The Frick moves into the building that once housed the Whitney and the Met Breuer.

The Met Breuer. Photo: DON EMMERT/AFP/Getty Images.
The Met Breuer. Photo: DON EMMERT/AFP/Getty Images.

The Frick Collection is officially moving into 945 Madison Avenue, most recently home of the short-lived Met Breuer and, before that, the Whitney Museum of American Art. Dubbed Frick Madison, the space will serve as a temporary home for the historic collection while the grounds of the Henry Clay Frick House on Manhattan’s Upper East Side undergo an extensive renovation and expansion.

The design was the subject of contentious public meetings that centered around the preservation of the landmark building, especially the Russell Page-designed trompe l’oeil garden. In June 2018, architect Annabelle Selldorf finally got the go-ahead for the $160 million plan, which will break ground in early 2021.

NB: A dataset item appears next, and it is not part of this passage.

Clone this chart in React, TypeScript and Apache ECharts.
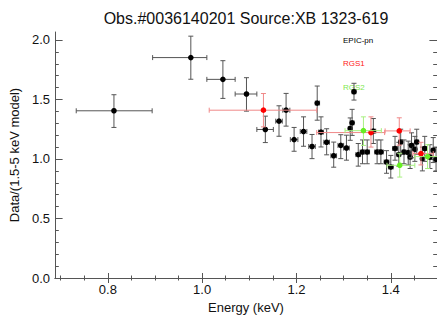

Visitors familiar with the Frick’s jewel-box display will be surprised to encounter at the new location paintings and sculptures installed according to chronology and geography, a first for the institution. The new curatorial approach is a stark contrast to its traditional manner of exhibitions, particularly since they’ll be seen in the context of Marcel Breuer’s brutalist building, rather than the intimate, softly-lit setting of the Henry Frick House.

“We’ve learned that you can’t fight Brutalism—you have to work with it,” Frick director Ian Wardropper told the Art Newspaperadding that the idea was to allow “the paintings and sculptures and decorative arts to speak for themselves” without the context of the gilded-age mansion on Museum Mile.

The installation at Frick Madison is being created by Deputy Director and Peter Jay Sharp Chief Curator Xavier F. Salomon with curator Aimee Ng.

Highlights of the Frick’s collection will be on display from early 2021 through 2022.